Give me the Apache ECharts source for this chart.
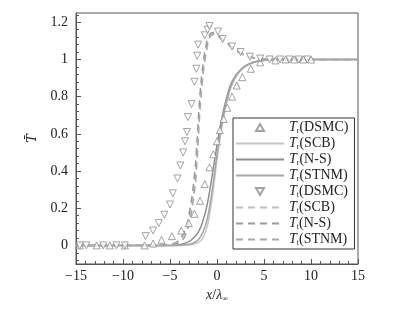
<!DOCTYPE html>
<html>
<head>
  <meta charset="utf-8">
  <title>T profile</title>
  <script src="https://cdn.jsdelivr.net/npm/echarts@6/dist/echarts.min.js"></script>
</head>
<body style="margin:0">
  <div id="main" style="width:398px;height:310px;"></div>
  <script type="text/javascript">
    // tick labels
    var yLabels = [0, 0.2, 0.4, 0.6, 0.8, 1, 1.2];
    var yMinor = [-0.08, -0.04, 0.04, 0.08, 0.12, 0.16, 0.24, 0.28, 0.32, 0.36, 0.44, 0.48, 0.52, 0.56,
                  0.64, 0.68, 0.72, 0.76, 0.84, 0.88, 0.92, 0.96, 1.04, 1.08, 1.12, 1.16, 1.24];

    // T_r curves (solid)
    var xr = [-15, -5, -4, -3, -2.5, -2, -1.5, -1, -0.5, 0, 0.5, 1, 1.5, 2, 2.5, 3, 4, 5, 6, 8, 15];
    var trSCB  = [0, 0, 0, 0.002, 0.006, 0.015, 0.04, 0.11, 0.26, 0.46, 0.63, 0.76, 0.85, 0.905, 0.94, 0.962, 0.985, 0.995, 1, 1, 1];
    var trNS   = [0, 0, 0.004, 0.02, 0.04, 0.07, 0.13, 0.23, 0.38, 0.54, 0.68, 0.79, 0.87, 0.915, 0.945, 0.966, 0.988, 0.996, 1, 1, 1];
    var trSTNM = [0, 0, 0.001, 0.006, 0.013, 0.03, 0.07, 0.15, 0.3, 0.49, 0.65, 0.775, 0.86, 0.91, 0.942, 0.964, 0.986, 0.995, 1, 1, 1];

    // T_t curves (dashed)
    var xt = [-15, -6, -5, -4.5, -4, -3.5, -3.2, -3, -2.7, -2.5, -2.3, -2.1, -1.9, -1.7, -1.5, -1.3, -1.1, -0.9, -0.7, -0.4, 0, 0.5, 1, 1.5, 2, 2.5, 3, 4, 5, 6, 15];
    var ttSCB  = [0, 0, 0.003, 0.008, 0.02, 0.05, 0.09, 0.13, 0.21, 0.28, 0.37, 0.52, 0.70, 0.84, 0.94, 1.01, 1.07, 1.11, 1.13, 1.14, 1.13, 1.11, 1.09, 1.07, 1.05, 1.035, 1.022, 1.008, 1.002, 1, 1];
    var ttNS   = [0, 0.001, 0.005, 0.012, 0.03, 0.07, 0.11, 0.16, 0.25, 0.33, 0.43, 0.58, 0.75, 0.88, 0.97, 1.04, 1.09, 1.12, 1.14, 1.145, 1.135, 1.115, 1.095, 1.073, 1.053, 1.037, 1.024, 1.009, 1.003, 1, 1];
    var ttSTNM = [0, 0, 0.002, 0.006, 0.016, 0.04, 0.075, 0.11, 0.18, 0.25, 0.33, 0.47, 0.65, 0.80, 0.91, 0.99, 1.05, 1.10, 1.125, 1.135, 1.128, 1.108, 1.088, 1.068, 1.048, 1.033, 1.02, 1.007, 1.002, 1, 1];

    // DSMC points
    var trDSMC = [[-14.6, 0], [-12.8, 0], [-11.4, 0], [-9.8, 0], [-7.7, 0], [-6.8, 0.01], [-5.9, 0.03], [-4.8, 0.05],
                  [-3.8, 0.08], [-3.0, 0.12], [-2.4, 0.17], [-1.8, 0.24], [-1.3, 0.33], [-0.8, 0.42], [-0.4, 0.49],
                  [0, 0.56], [0.3, 0.62], [0.7, 0.68], [1.1, 0.74], [1.6, 0.8], [2.1, 0.86], [2.7, 0.905], [3.6, 0.95],
                  [4.6, 0.985], [6.2, 0.995], [7.3, 1], [8.2, 1], [9.2, 1], [10.0, 1]];
    var ttDSMC = [[-14.6, 0], [-13.9, 0], [-12.1, 0], [-10.7, 0], [-9.8, 0], [-7.6, 0.05], [-6.8, 0.08], [-6.2, 0.12],
                  [-5.6, 0.165], [-5.0, 0.22], [-4.7, 0.28], [-4.2, 0.36], [-3.9, 0.43], [-3.6, 0.5], [-3.4, 0.56],
                  [-3.2, 0.61], [-3.1, 0.69], [-2.7, 0.76], [-2.4, 0.88], [-2.2, 0.95], [-2.1, 1.02], [-2.0, 1.08],
                  [-1.3, 1.13], [-1.0, 1.16], [-0.8, 1.18], [0.1, 1.15], [0.6, 1.11], [1.6, 1.07], [2.5, 1.04],
                  [3.5, 1.015], [4.6, 1.005], [5.6, 1], [6.7, 1], [7.7, 1], [8.7, 1], [9.6, 1]];

    var names = ['Tr(DSMC)', 'Tr(SCB)', 'Tr(N-S)', 'Tr(STNM)', 'Tt(DSMC)', 'Tt(SCB)', 'Tt(N-S)', 'Tt(STNM)'];

    function pairs(xs, ys) {
      return xs.map(function (x, i) { return [x, ys[i]]; });
    }

    var serif = 'Liberation Serif';

    function lineSeries(name, xs, ys, color, dashed) {
      return {
        name: name, type: 'line', data: pairs(xs, ys), symbol: 'none', smooth: 0.3,
        lineStyle: { color: color, width: 1.5, type: dashed ? [7, 5] : 'solid' },
        itemStyle: { color: color }
      };
    }

    function pointSeries(name, data, rot) {
      return {
        name: name, type: 'scatter', data: data, symbol: 'triangle', symbolSize: 7, symbolRotate: rot,
        itemStyle: { color: '#fff', borderColor: '#8c8c8c', borderWidth: 1 }, z: 3
      };
    }

    // legend entries: triangles for DSMC, bare lines for the rest
    var noMark = { color: 'rgba(0,0,0,0)', borderWidth: 0 };
    var legendData = names.map(function (n, i) {
      if (i === 0) return { name: n, icon: 'path://M4,0L8,7L0,7Z' };
      if (i === 4) return { name: n, icon: 'path://M0,0L8,0L4,7Z' };
      return { name: n, itemStyle: noMark };
    });

    var myChart = echarts.init(document.getElementById('main'));
    var option = {
      animation: false,
      grid: { left: 76, right: 40, top: 13, bottom: 46, show: true, borderColor: '#555', borderWidth: 1 },
      legend: {
        orient: 'vertical', left: 233, top: 118, data: legendData,
        backgroundColor: '#fff', borderColor: '#333', borderWidth: 1,
        padding: [2, 6, 2, 2], itemWidth: 48, itemHeight: 7, itemGap: 1, symbolKeepAspect: true,
        formatter: function (n) { return '{t|T}{s|' + n[1] + '}' + n.slice(2); },
        textStyle: {
          fontFamily: serif, fontSize: 14, color: '#222', lineHeight: 15,
          rich: {
            t: { fontFamily: serif, fontStyle: 'italic', fontSize: 14, color: '#222', lineHeight: 15 },
            s: { fontFamily: serif, fontSize: 8, color: '#222', padding: [6, 0, 0, 0], lineHeight: 9 }
          }
        }
      },
      xAxis: {
        type: 'value', min: -15, max: 15, interval: 5,
        name: '{i|x}/{i|\u03bb}{s|\u221e}', nameLocation: 'middle', nameGap: 22,
        nameTextStyle: {
          fontFamily: serif, fontSize: 14, color: '#222',
          rich: {
            i: { fontFamily: serif, fontStyle: 'italic', fontSize: 14, color: '#222' },
            s: { fontFamily: serif, fontSize: 8, color: '#222', padding: [8, 0, 0, 0] }
          }
        },
        axisLine: { onZero: false, lineStyle: { color: '#555' } },
        axisTick: { inside: true, length: 5, lineStyle: { color: '#555' } },
        minorTick: { show: true, splitNumber: 5, length: 3, lineStyle: { color: '#555' } },
        splitLine: { show: false },
        axisLabel: {
          fontFamily: serif, fontSize: 14, color: '#222', margin: 5,
          formatter: function (v) { return String(v).replace('-', '\u2212'); }
        }
      },
      yAxis: [{
        type: 'value', min: -0.1, max: 1.25,
        name: 'T\u0304', nameLocation: 'middle', nameGap: 37, nameRotate: 90,
        nameTextStyle: { fontFamily: 'DejaVu Serif', fontStyle: 'italic', fontSize: 13, color: '#222' },
        axisLine: { show: true, onZero: false, lineStyle: { color: '#555' } },
        axisTick: { show: true, inside: true, length: 5, customValues: yLabels, lineStyle: { color: '#555' } },
        axisLabel: { customValues: yLabels, fontFamily: serif, fontSize: 14, color: '#222', margin: 8 },
        splitLine: { show: false }
      }, {
        type: 'value', min: -0.1, max: 1.25, position: 'left',
        axisLine: { show: false, onZero: false },
        axisTick: { show: true, inside: true, length: 3, customValues: yMinor, lineStyle: { color: '#555' } },
        axisLabel: { show: false },
        splitLine: { show: false }
      }],
      series: [
        pointSeries(names[0], trDSMC, 0),
        lineSeries(names[1], xr, trSCB, '#c6c6c6', false),
        lineSeries(names[2], xr, trNS, '#8e8e8e', false),
        lineSeries(names[3], xr, trSTNM, '#a6a6a6', false),
        pointSeries(names[4], ttDSMC, 180),
        lineSeries(names[5], xt, ttSCB, '#c0c0c0', true),
        lineSeries(names[6], xt, ttNS, '#9a9a9a', true),
        lineSeries(names[7], xt, ttSTNM, '#aaaaaa', true)
      ]
    };
    myChart.setOption(option);
  </script>
</body>
</html>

★ ★ ★ ★ ★ ★ ★

## Task objective
Up to and including the line containing "1.12, 1.16, 1.24];", repeat every line from the start of the data, but none of the pictures.

## Output
Give me the Apache ECharts source for this chart.
<!DOCTYPE html>
<html>
<head>
  <meta charset="utf-8">
  <title>T profile</title>
  <script src="https://cdn.jsdelivr.net/npm/echarts@6/dist/echarts.min.js"></script>
</head>
<body style="margin:0">
  <div id="main" style="width:398px;height:310px;"></div>
  <script type="text/javascript">
    // tick labels
    var yLabels = [0, 0.2, 0.4, 0.6, 0.8, 1, 1.2];
    var yMinor = [-0.08, -0.04, 0.04, 0.08, 0.12, 0.16, 0.24, 0.28, 0.32, 0.36, 0.44, 0.48, 0.52, 0.56,
                  0.64, 0.68, 0.72, 0.76, 0.84, 0.88, 0.92, 0.96, 1.04, 1.08, 1.12, 1.16, 1.24];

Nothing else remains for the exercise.